The well-regarded internet-based training system Police-Training.co.uk, run since 2001 by Atkins Advantage System Solutions of Epsom, Surrey, and JH1 Associates Ltd. of Sandhurst had helped thousands of police and police community support officers follow individual e-learning packages to pass their training examinations.

 

The system had run night and day with online courses for Student Officer (IPLDP), Sergeant (OSPRE Part 1), Inspector (OSPRE Part 1) and Investigator (NIE - Phase 1 of the ICIDP) examinations for study at home, in the police station or in the classroom.

 

Students could simulate police examinations with multiple choice questions and explanations for answers with ‘automated knowledge checks’ to gather random sample questions.

 

The system closed to new subscribers in January and shuts down on August 31 ‘due to cutbacks in UK police training investment’.

 

In June this year, just six weeks before the widespread rioting in London, the city’s Metropolitan Police rescinded the applications of 2,000 would-be officers who had already passed the recruitment stage for a career in the world’s second oldest police force.

 

The riots came after Mayor of London, Boris Johnson, had announced that he planned to reduce the 33,000 Police Officers in the capital by 455 over the next three years.

 

When the 2,000 recruit applications were rescinded, a Met spokesman said: "We are just not accepting further applications at this time. This is because there are many fewer officers leaving the Met than expected.

 

"We are personally contacting each candidate to explain that we have many more candidates than vacancies. This will not always be the case.

"However, it is unfair to keep individuals in the recruitment system when there is little prospect of them being able to join in the foreseeable future."

 

After the first three nights of rioting, the Metropolitan force was cruelly exposed as seriously undermanned on the night of Monday, August 8, when the 6,000 officers on duty proved unable to overcome the looting and arson. One night later the Met managed to assemble 16,000 officers for riot duty in the capital, by drawing reinforcements from as far away as Wales, Wiltshire, Sussex, Lancashire and Greater Manchester.

 

But on that same night, August 9, thousands of rioters looted the city centres of Manchester and Salford. Rioting, looting and, eventually, murder occurred in several large English cities.

 

Assistant Chief Constable Garry Shewan of Greater Manchester said more than 1,000 officers had been deployed but "overwhelmed" by the number of rioters: "Last night's shameful destruction saw some of the worst scenes I have ever witnessed as a police officer.”

 

Valentina Soria, research analyst on Counter-terrorism and Security at the Royal United Services Institute for Defence and Security Studies in Whitehall noted that the worldwide coverage of the London riots had ‘focused on the police's handling of the disorder and what the potential repercussions for the delivery of Olympic Games security would be in a year’s time. Thus the world's attention is now on London for all sorts of wrong reasons.

 

‘Coincidentally, representatives from several National Olympic Committees had been scheduled to convene in London during these days to assess pre-Games logistics and arrangements. And although members of the International Olympic Committee swiftly pointed out that they have total confidence in the UK authorities' ability to deliver on their promises for safe and secure Games, there is little doubt they will be watching anxiously to see how this crisis will be solved.
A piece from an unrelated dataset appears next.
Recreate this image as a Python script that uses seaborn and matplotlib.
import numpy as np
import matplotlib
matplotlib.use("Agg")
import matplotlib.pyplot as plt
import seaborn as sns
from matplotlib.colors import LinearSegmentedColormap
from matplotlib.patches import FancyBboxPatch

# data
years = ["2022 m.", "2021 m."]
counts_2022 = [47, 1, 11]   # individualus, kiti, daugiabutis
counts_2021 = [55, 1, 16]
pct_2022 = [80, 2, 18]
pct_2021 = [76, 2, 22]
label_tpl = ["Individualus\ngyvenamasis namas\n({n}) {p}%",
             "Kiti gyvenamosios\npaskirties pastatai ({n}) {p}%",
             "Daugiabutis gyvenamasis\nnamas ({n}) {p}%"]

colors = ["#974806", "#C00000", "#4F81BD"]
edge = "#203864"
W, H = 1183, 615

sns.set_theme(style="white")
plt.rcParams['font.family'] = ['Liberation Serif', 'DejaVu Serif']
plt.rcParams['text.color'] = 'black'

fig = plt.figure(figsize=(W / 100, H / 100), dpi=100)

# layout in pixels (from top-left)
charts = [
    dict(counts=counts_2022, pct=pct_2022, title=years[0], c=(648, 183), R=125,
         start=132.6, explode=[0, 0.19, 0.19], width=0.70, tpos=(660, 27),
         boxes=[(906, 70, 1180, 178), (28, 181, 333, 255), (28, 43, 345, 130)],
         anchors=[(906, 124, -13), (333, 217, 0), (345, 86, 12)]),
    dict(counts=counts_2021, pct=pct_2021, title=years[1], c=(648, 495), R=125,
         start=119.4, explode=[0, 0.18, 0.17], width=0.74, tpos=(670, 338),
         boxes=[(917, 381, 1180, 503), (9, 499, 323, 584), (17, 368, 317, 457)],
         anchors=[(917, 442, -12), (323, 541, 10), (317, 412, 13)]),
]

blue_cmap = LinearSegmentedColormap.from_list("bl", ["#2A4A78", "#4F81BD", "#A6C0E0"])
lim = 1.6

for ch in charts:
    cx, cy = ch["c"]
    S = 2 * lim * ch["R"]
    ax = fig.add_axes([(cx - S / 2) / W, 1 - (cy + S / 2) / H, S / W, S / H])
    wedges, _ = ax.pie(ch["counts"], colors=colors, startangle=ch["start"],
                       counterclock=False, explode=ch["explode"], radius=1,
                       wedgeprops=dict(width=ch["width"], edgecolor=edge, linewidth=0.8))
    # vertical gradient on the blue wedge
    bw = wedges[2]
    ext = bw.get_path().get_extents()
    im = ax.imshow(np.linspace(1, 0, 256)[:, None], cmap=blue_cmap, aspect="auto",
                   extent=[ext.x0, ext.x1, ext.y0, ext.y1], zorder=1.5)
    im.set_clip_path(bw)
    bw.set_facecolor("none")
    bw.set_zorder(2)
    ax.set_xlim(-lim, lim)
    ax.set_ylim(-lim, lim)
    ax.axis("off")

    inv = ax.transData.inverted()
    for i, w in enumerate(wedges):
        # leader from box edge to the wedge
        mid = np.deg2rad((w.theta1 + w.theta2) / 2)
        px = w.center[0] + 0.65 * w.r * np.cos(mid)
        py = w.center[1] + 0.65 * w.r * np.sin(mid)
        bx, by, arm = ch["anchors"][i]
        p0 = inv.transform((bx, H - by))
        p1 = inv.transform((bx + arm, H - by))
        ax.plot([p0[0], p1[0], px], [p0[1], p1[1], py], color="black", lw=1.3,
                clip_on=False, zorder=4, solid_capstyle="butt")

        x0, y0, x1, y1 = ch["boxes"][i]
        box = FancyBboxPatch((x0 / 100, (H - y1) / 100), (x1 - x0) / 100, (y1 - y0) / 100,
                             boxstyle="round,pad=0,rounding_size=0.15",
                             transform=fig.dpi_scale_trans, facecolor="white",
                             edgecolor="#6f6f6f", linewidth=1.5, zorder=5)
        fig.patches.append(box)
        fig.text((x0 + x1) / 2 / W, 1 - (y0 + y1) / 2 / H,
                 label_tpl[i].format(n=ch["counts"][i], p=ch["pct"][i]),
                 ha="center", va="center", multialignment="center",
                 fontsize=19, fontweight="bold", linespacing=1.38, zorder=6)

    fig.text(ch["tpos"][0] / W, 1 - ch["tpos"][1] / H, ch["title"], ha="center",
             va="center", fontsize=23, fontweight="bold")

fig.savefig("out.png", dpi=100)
‘According to Deputy Assistant Commissioner Steven Kavanagh, the Met's forces were stretched beyond belief during the Monday night disorders. This is a statement which highlights how, from the outset, police officers quickly found themselves to be under-resourced to deal properly with what was unravelling.’

 

On August 10, the Prime Minister told an emergency sitting of the House of Commons that his coalition government would not abandon plans to impose 20 per cent budget cuts on the police.

 

Prime Minister David Cameron, photo courtesy of DFiD

He said these were ‘totally achievable’ without any reduction in visible policing presence.

 

"What we are saying, over the next four years, we are looking for cash reductions in policing budgets. Once you take into account the fact there is a precept, that helps fund the police, [the actual cash reduction of 6 per cent over the next four years] is totally achievable without any reductions in visible policing. A growing number of police chiefs are making that point.
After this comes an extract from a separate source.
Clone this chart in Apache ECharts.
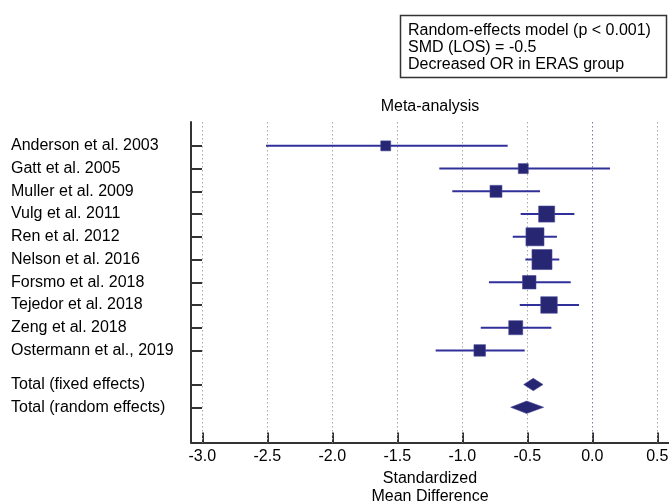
<!DOCTYPE html>
<html><head><meta charset="utf-8">
<script src="https://cdn.jsdelivr.net/npm/echarts@6/dist/echarts.min.js"></script>
<style>html,body{margin:0;padding:0;background:#fff}#c{width:669px;height:503px}</style>
</head><body><div id="c"></div>
<script>
// ---- data ----
const studies = ['Anderson et al. 2003','Gatt et al. 2005','Muller et al. 2009','Vulg et al. 2011','Ren et al. 2012','Nelson et al. 2016','Forsmo et al. 2018','Tejedor et al. 2018','Zeng et al. 2018','Ostermann et al., 2019'];
const studyRows = [0,1,2,3,4,5,6,7,8,9];
const estimates = [-1.589,-0.531,-0.741,-0.351,-0.441,-0.387,-0.485,-0.333,-0.589,-0.866];
const lowerCI  = [-2.510,-1.177,-1.077,-0.551,-0.612,-0.515,-0.795,-0.558,-0.858,-1.205];
const upperCI  = [-0.651, 0.136,-0.402,-0.138,-0.272,-0.254,-0.166,-0.102,-0.315,-0.520];
const weights  = [4.7,4.7,6.8,12.2,15.4,19.0,8.6,12.9,9.3,6.3];
const totalLabels = ['Total (fixed effects)','Total (random effects)'];
const totalRows = [10.5,11.5];
const totalEst = [-0.454,-0.505];
const totalLower = [-0.528,-0.628];
const totalUpper = [-0.379,-0.374];
const xTicks = [-3.0,-2.5,-2.0,-1.5,-1.0,-0.5,0.0,0.5];
const boxLines = ['Random-effects model (p < 0.001)','SMD (LOS) = -0.5','Decreased OR in ERAS group'];
const chartTitle = 'Meta-analysis';
const xName = 'Standardized\nMean Difference';
// ---- chart ----
const FONT = '"Liberation Sans", Arial, sans-serif';
const rowLabel = {};
studyRows.forEach((r,i)=>rowLabel[r]=studies[i]);
totalRows.forEach((r,i)=>rowLabel[r]=totalLabels[i]);
const yTickVals = studyRows.concat(totalRows);
const NAVY = '#262673';
const LINE = '#30309a';

const chart = echarts.init(document.getElementById('c'), null, {renderer:'canvas'});
chart.setOption({
  animation:false,
  backgroundColor:'#fff',
  textStyle:{fontFamily:FONT},
  grid:{left:191, right:0, top:122, bottom:60.5, containLabel:false, outerBoundsMode:'none'},
  xAxis:{
    type:'value', min:-3.087, max:0.59,
    axisLine:{show:true, onZero:false, lineStyle:{color:'#333', width:2}},
    axisTick:{show:true, inside:true, length:10, customValues:xTicks, lineStyle:{color:'#333', width:2}},
    axisLabel:{show:true, customValues:xTicks, formatter:v=>Number(v).toFixed(1), fontSize:16, color:'#000', margin:6, fontFamily:FONT},
    splitLine:{show:false},
    name:xName, nameLocation:'middle', nameGap:27,
    nameTextStyle:{fontSize:16, color:'#000', lineHeight:18, fontFamily:FONT}
  },
  yAxis:{
    type:'value', inverse:true, min:-1.05, max:13.05,
    axisLine:{show:true, onZero:false, lineStyle:{color:'#333', width:2}},
    axisTick:{show:true, inside:true, length:11, customValues:yTickVals, lineStyle:{color:'#333', width:2}},
    axisLabel:{show:true, customValues:yTickVals, formatter:v=>rowLabel[v]||'', align:'left', margin:180, fontSize:16, color:'#000', fontFamily:FONT},
    splitLine:{show:false}
  },
  graphic:[
    {type:'text', x:430, y:107, style:{text:chartTitle, align:'center', verticalAlign:'middle', fill:'#000', font:'16px '+FONT}},
    {type:'rect', shape:{x:400.5, y:15.5, width:266, height:62}, style:{fill:'#fff', stroke:'#333', lineWidth:1.5}},
    {type:'text', x:408, y:22, style:{text:boxLines.join('\n'), lineHeight:17, fill:'#000', font:'16px '+FONT}}
  ],
  series:[
    {
      type:'line', name:'grid', data:[], z:1, silent:true,
      markLine:{
        silent:true, symbol:'none', label:{show:false}, animation:false,
        data: xTicks.map(v=>({xAxis:v, lineStyle:{color: v===0?'#7a7ac0':'#a8a8a8', type:[1.5,2.5], width:1}}))
      }
    },
    {
      type:'custom', name:'studies',
      encode:{x:[1,2,3], y:0},
      data: studyRows.map((r,i)=>[r, estimates[i], lowerCI[i], upperCI[i], weights[i]]),
      renderItem:(params, api)=>{
        const y=api.value(0), est=api.value(1), lo=api.value(2), hi=api.value(3), w=api.value(4);
        const pL=api.coord([lo,y]), pH=api.coord([hi,y]), pE=api.coord([est,y]);
        const s=Math.sqrt(w)*4.6;
        return {type:'group', children:[
          {type:'line', shape:{x1:pL[0],y1:pL[1],x2:pH[0],y2:pH[1]}, style:{stroke:LINE, lineWidth:2}},
          {type:'rect', shape:{x:pE[0]-s/2, y:pE[1]-s/2, width:s, height:s}, style:{fill:NAVY, stroke:'#4a4a9a', lineWidth:0.6}}
        ]};
      },
      z:5
    },
    {
      type:'custom', name:'totals',
      encode:{x:[1,2,3], y:0},
      data: totalRows.map((r,i)=>[r, totalEst[i], totalLower[i], totalUpper[i]]),
      renderItem:(params, api)=>{
        const y=api.value(0), est=api.value(1), lo=api.value(2), hi=api.value(3);
        const pL=api.coord([lo,y]), pH=api.coord([hi,y]), pE=api.coord([est,y]);
        const h=6.2;
        return {type:'polygon', shape:{points:[[pL[0],pL[1]],[pE[0],pE[1]-h],[pH[0],pH[1]],[pE[0],pE[1]+h]]}, style:{fill:NAVY, stroke:'#4a4a9a', lineWidth:0.6}};
      },
      z:5
    }
  ]
});
</script>
</body></html>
‘Today we still have 7,000 trained police officers in back office jobs. Part of our programme of police reform is about freeing up police for frontline duties. That is why I can make this very clear pledge to the House. At the end of this process of making sure our police budgets are affordable we will still be able to surge as many police on to the streets as we have in recent days in London, in Wolverhampton, in Manchester. I do think it is important people understand that."

 

Four days later, Dr Timothy Brain, the former Chief Constable of Gloucestershire, now senior research fellow at the Police Science Institute of Cardiff University, published a paper, Police Funding (England & Wales) 2011, claiming that 29,700 police officers and civilian staff would have to be made redundant by 2015 to achieve the 20 per cent cost cuts.

 

The report states that

 

‘Ministers expect the brunt of such losses to fall in the so-called back office, but with as many as 16,000 police officer posts going, there is little prospect of the frontline being unaffected. Coincidentally, 16,000 officers were needed to restore order to the streets of London last week.’
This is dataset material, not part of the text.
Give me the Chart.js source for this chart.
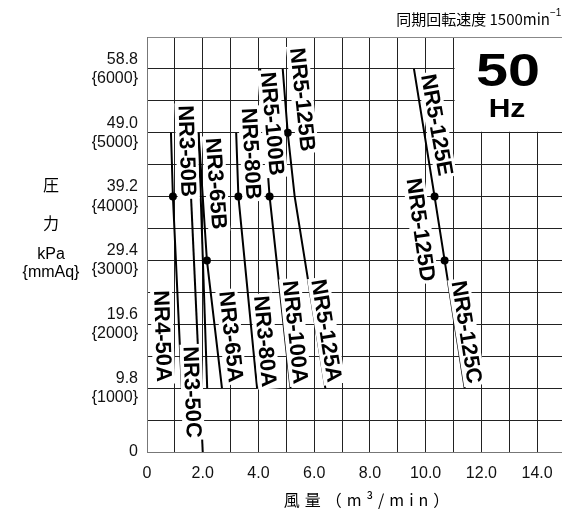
<!DOCTYPE html>
<html>
<head>
<meta charset="utf-8">
<script src="https://cdn.jsdelivr.net/npm/chart.js@4"></script>
<style>
  html, body { margin: 0; padding: 0; background: #fff; overflow: hidden; }
  #wrap { width: 565px; height: 510px; }
</style>
</head>
<body>
<div id="wrap"><canvas id="fanChart"></canvas></div>
<script>
// tick labels
const xTickLabels = ['0', '2.0', '4.0', '6.0', '8.0', '10.0', '12.0', '14.0'];
const yTickKpa = ['0', '9.8', '19.6', '29.4', '39.2', '49.0', '58.8'];
const yTickMmAq = ['', '{1000}', '{2000}', '{3000}', '{4000}', '{5000}', '{6000}'];

// curves: flow (m3/min) and pressure (kPa)
const nr350Flow = [0.86, 0.93, 1.25];
const nr350Press = [49.0, 39.2, 9.8];
const nr350cFlow = [1.58, 2.0];
const nr350cPress = [39.2, 0];
const nr365xFlow = [1.85, 2.16];
const nr365xPress = [49.0, 9.8];
const nr365Flow = [1.85, 2.15, 2.69];
const nr365Press = [49.0, 29.4, 9.8];
const nr580Flow = [3.20, 3.28, 3.95];
const nr580Press = [49.0, 39.2, 9.8];
const nr5100Flow = [4.06, 4.40, 5.15];
const nr5100Press = [58.8, 39.2, 9.8];
const nr5125Flow = [4.87, 5.05, 5.30, 6.40];
const nr5125Press = [58.8, 49.0, 39.2, 9.8];
const nr5125cdeFlow = [9.58, 10.32, 10.68, 11.40];
const nr5125cdePress = [58.8, 39.2, 29.4, 9.8];

// which points of each curve carry a dot
const nr350Dots = [0, 1, 0];
const nr365Dots = [0, 1, 0];
const nr580Dots = [0, 1, 0];
const nr5100Dots = [0, 1, 0];
const nr5125Dots = [0, 1, 0, 0];
const nr5125cdeDots = [0, 1, 1, 0];

// model names and where they sit (data coords) with their tilt
const modelNames = ['NR3-50B', 'NR3-65B', 'NR5-80B', 'NR5-100B', 'NR5-125B', 'NR5-125E', 'NR5-125D', 'NR5-125C',
  'NR4-50A', 'NR3-50C', 'NR3-65A', 'NR3-80A', 'NR5-100A', 'NR5-125A'];
const nameAtFlow = [1.44, 2.48, 3.74, 4.50, 5.58, 10.40, 9.82, 11.47, 0.56, 1.62, 3.02, 4.24, 5.32, 6.44];
const nameAtPress = [46.2, 41.2, 45.8, 50.4, 54.1, 50.2, 34.1, 18.4, 17.8, 9.2, 17.7, 17.0, 18.4, 18.6];
const nameTilt = [88, 86, 87, 85, 84, 80, 82, 81, 88, 88, 84, 85, 84, 81];

function pts(xs, ys) {
  return xs.map((x, i) => ({ x: x, y: ys[i] }));
}

function curve(xs, ys, dots) {
  return {
    data: pts(xs, ys),
    showLine: true,
    borderColor: '#000',
    borderWidth: 2,
    pointRadius: dots ? dots.map(d => d ? 4 : 0) : 0,
    pointBackgroundColor: '#000',
    pointBorderWidth: 0,
    tension: 0
  };
}

const LABEL_FONT = 'bold 22px "Liberation Sans", Arial, sans-serif';

const decorations = {
  id: 'decorations',
  beforeDatasetsDraw(chart) {
    const ctx = chart.ctx;
    const xs = chart.scales.x, ys = chart.scales.y;
    const area = chart.chartArea;
    // white panel behind "50 Hz"
    const left = xs.getPixelForValue(11) + 1;
    const bottom = ys.getPixelForValue(49.0) - 1;
    ctx.save();
    ctx.fillStyle = '#fff';
    ctx.fillRect(left, area.top + 1, area.right - left + 5, bottom - area.top - 1);
    ctx.restore();
  },
  afterDatasetsDraw(chart) {
    const ctx = chart.ctx;
    const xs = chart.scales.x, ys = chart.scales.y;
    ctx.save();
    ctx.font = LABEL_FONT;
    ctx.textAlign = 'center';
    ctx.textBaseline = 'middle';
    modelNames.forEach((name, i) => {
      const px = xs.getPixelForValue(nameAtFlow[i]);
      const py = ys.getPixelForValue(nameAtPress[i]);
      const w = ctx.measureText(name).width;
      ctx.save();
      ctx.translate(px, py);
      ctx.rotate(nameTilt[i] * Math.PI / 180);
      ctx.fillStyle = '#fff';
      ctx.fillRect(-w / 2 - 2, -11, w + 4, 22);
      ctx.fillStyle = '#000';
      ctx.fillText(name, 0, 1);
      ctx.restore();
    });

    // 50 Hz mark
    ctx.fillStyle = '#000';
    ctx.save();
    ctx.translate(508, 73);
    ctx.scale(1.25, 1);
    ctx.font = 'bold 46px "Liberation Sans", Arial, sans-serif';
    ctx.fillText('50', 0, 0);
    ctx.restore();
    ctx.save();
    ctx.translate(507, 110);
    ctx.scale(1.2, 1);
    ctx.font = 'bold 25px "Liberation Sans", Arial, sans-serif';
    ctx.fillText('Hz', 0, 0);
    ctx.restore();

    // top right note
    ctx.font = '15px "Noto Sans CJK JP", sans-serif';
    ctx.textAlign = 'right';
    ctx.fillText('同期回転速度 1500min', 550, 19);
    ctx.font = '10px "Liberation Sans", Arial, sans-serif';
    ctx.textAlign = 'left';
    ctx.fillText('−1', 550, 13);

    // y title
    ctx.textAlign = 'center';
    ctx.font = '16px "Noto Sans CJK JP", sans-serif';
    ctx.fillText('圧', 51, 185);
    ctx.fillText('力', 51, 223);
    ctx.font = '16px "Liberation Sans", Arial, sans-serif';
    ctx.fillText('kPa', 51, 255);
    ctx.fillText('{mmAq}', 51, 273);

    // x title
    ctx.font = '16px "Noto Sans CJK JP", sans-serif';
    ctx.letterSpacing = '5px';
    ctx.fillText('風量（m³/min）', 369, 500);
    ctx.restore();
  }
};

new Chart(document.getElementById('fanChart'), {
  type: 'scatter',
  data: {
    datasets: [
      curve(nr350Flow, nr350Press, nr350Dots),
      curve(nr350cFlow, nr350cPress),
      curve(nr365xFlow, nr365xPress),
      curve(nr365Flow, nr365Press, nr365Dots),
      curve(nr580Flow, nr580Press, nr580Dots),
      curve(nr5100Flow, nr5100Press, nr5100Dots),
      curve(nr5125Flow, nr5125Press, nr5125Dots),
      curve(nr5125cdeFlow, nr5125cdePress, nr5125cdeDots)
    ]
  },
  options: {
    responsive: true,
    maintainAspectRatio: false,
    animation: false,
    layout: { padding: { top: 37, left: 0, right: 0, bottom: 0 } },
    plugins: {
      legend: { display: false },
      tooltip: { enabled: false }
    },
    scales: {
      x: {
        type: 'linear',
        min: 0,
        max: 15,
        afterBuildTicks(scale) {
          const t = [];
          for (let i = 0; i <= 15; i++) t.push({ value: i });
          scale.ticks = t;
        },
        afterFit(scale) {
          scale.height = 58;
          scale.paddingRight = 0;
          scale.paddingLeft = 0;
        },
        grid: { color: '#222', lineWidth: 1, drawTicks: false },
        border: { display: true, color: '#777', width: 1 },
        ticks: {
          autoSkip: false,
          maxRotation: 0,
          padding: 12,
          color: '#111',
          font: { family: '"Liberation Sans", Arial, sans-serif', size: 16 },
          callback(v) { return v % 2 === 0 ? xTickLabels[v / 2] : ''; }
        }
      },
      y: {
        type: 'linear',
        min: 0,
        max: 63.7,
        afterBuildTicks(scale) {
          const t = [];
          for (let i = 0; i <= 13; i++) t.push({ value: +(i * 4.9).toFixed(1) });
          scale.ticks = t;
        },
        afterFit(scale) {
          scale.width = 147;
          scale.paddingTop = 0;
          scale.paddingBottom = 0;
        },
        grid: {
          color: ctx => ctx.index === 13 ? '#888' : '#222',
          lineWidth: 1,
          drawTicks: false
        },
        border: { display: true, color: '#777', width: 1 },
        ticks: {
          autoSkip: false,
          padding: 9,
          color: '#111',
          font: { family: '"Liberation Sans", Arial, sans-serif', size: 16 },
          callback(v, i) {
            if (i % 2 !== 0) return '';
            const k = i / 2;
            return yTickMmAq[k] ? [yTickKpa[k], yTickMmAq[k]] : yTickKpa[k];
          }
        }
      }
    }
  },
  plugins: [decorations]
});
</script>
</body>
</html>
‘The growth in police officer numbers since 2004/05 has been principally to enable neighbourhood, or community, policing. It is likely it will be in neighbourhood policing where the greatest impact will be felt. Police services and officers' morale are both likely to suffer.’

 

The Association of Chief Police Officers has predicted 28,000 job losses, the Opposition Labour Party estimated 30,000, and Her Majesty’s Inspector of Constabulary suggested 34,100, since more than 11,000 posts had already been lost.

 

After police officers from Wales were sent to assist in riot control in England, Gary Bohun, the chairman of the South Wales Police Federation said,

 

"The government is planning to cut police officer numbers by 16,000 officers in the next four years. The thin blue line is not only thin, but anorexic and in places entirely opaque."